=== SOURCE DATA ===

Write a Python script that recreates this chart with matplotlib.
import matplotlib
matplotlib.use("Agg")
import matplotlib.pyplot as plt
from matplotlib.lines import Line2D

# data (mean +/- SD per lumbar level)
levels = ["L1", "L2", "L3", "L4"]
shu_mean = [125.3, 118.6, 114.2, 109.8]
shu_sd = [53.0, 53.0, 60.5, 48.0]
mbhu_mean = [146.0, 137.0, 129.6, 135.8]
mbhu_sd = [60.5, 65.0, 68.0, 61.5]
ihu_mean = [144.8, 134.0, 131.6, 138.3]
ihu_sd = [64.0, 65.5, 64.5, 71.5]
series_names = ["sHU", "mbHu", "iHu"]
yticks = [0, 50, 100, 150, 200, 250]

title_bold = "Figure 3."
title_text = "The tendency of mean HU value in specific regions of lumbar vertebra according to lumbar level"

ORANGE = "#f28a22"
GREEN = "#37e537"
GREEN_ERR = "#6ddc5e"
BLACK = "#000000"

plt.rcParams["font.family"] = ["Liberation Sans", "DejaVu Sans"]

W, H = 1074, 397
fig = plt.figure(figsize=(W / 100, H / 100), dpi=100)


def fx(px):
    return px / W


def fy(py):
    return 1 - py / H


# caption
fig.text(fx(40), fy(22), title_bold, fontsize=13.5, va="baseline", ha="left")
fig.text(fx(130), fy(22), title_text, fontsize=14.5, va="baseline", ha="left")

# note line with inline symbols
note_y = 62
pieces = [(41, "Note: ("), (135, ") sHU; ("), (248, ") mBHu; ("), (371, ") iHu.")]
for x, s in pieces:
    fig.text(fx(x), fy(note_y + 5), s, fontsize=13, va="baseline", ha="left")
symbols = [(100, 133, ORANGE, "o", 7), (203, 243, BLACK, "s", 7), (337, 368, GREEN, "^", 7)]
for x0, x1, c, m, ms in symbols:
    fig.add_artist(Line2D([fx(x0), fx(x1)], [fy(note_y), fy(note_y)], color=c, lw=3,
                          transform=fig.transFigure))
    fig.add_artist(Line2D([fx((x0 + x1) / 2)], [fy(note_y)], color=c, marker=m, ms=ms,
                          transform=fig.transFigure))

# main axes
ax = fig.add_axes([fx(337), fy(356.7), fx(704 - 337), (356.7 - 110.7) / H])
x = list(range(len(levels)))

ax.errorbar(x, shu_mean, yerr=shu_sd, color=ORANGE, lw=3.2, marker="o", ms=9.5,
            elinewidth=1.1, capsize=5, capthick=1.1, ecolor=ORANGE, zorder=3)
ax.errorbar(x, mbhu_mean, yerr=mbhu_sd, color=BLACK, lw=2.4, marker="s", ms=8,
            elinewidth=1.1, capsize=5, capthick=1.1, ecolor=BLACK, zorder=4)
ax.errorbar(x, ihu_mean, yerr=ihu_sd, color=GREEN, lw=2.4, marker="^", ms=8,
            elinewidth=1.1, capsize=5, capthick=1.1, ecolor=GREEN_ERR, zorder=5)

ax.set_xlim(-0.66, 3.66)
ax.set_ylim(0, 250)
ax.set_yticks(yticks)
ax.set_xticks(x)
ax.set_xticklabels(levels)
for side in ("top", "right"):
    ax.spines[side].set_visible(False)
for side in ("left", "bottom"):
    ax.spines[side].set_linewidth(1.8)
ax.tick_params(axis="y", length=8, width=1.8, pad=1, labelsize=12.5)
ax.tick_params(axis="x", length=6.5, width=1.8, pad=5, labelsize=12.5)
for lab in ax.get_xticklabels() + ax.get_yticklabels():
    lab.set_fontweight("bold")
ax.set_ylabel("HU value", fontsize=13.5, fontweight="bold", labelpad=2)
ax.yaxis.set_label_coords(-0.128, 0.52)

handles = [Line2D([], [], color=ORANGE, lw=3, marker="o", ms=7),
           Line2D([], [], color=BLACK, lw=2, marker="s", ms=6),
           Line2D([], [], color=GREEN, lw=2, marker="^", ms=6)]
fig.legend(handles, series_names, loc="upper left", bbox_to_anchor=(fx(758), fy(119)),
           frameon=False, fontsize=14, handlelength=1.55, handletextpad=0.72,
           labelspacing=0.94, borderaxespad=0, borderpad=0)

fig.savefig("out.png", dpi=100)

===

▸ **EXERCISE PROMPT**:
Print the listing above from its first line through the line with "from matplotlib.lines import Line2D", and stop there.

▸ **EXERCISE SOLUTION**:
Write a Python script that recreates this chart with matplotlib.
import matplotlib
matplotlib.use("Agg")
import matplotlib.pyplot as plt
from matplotlib.lines import Line2D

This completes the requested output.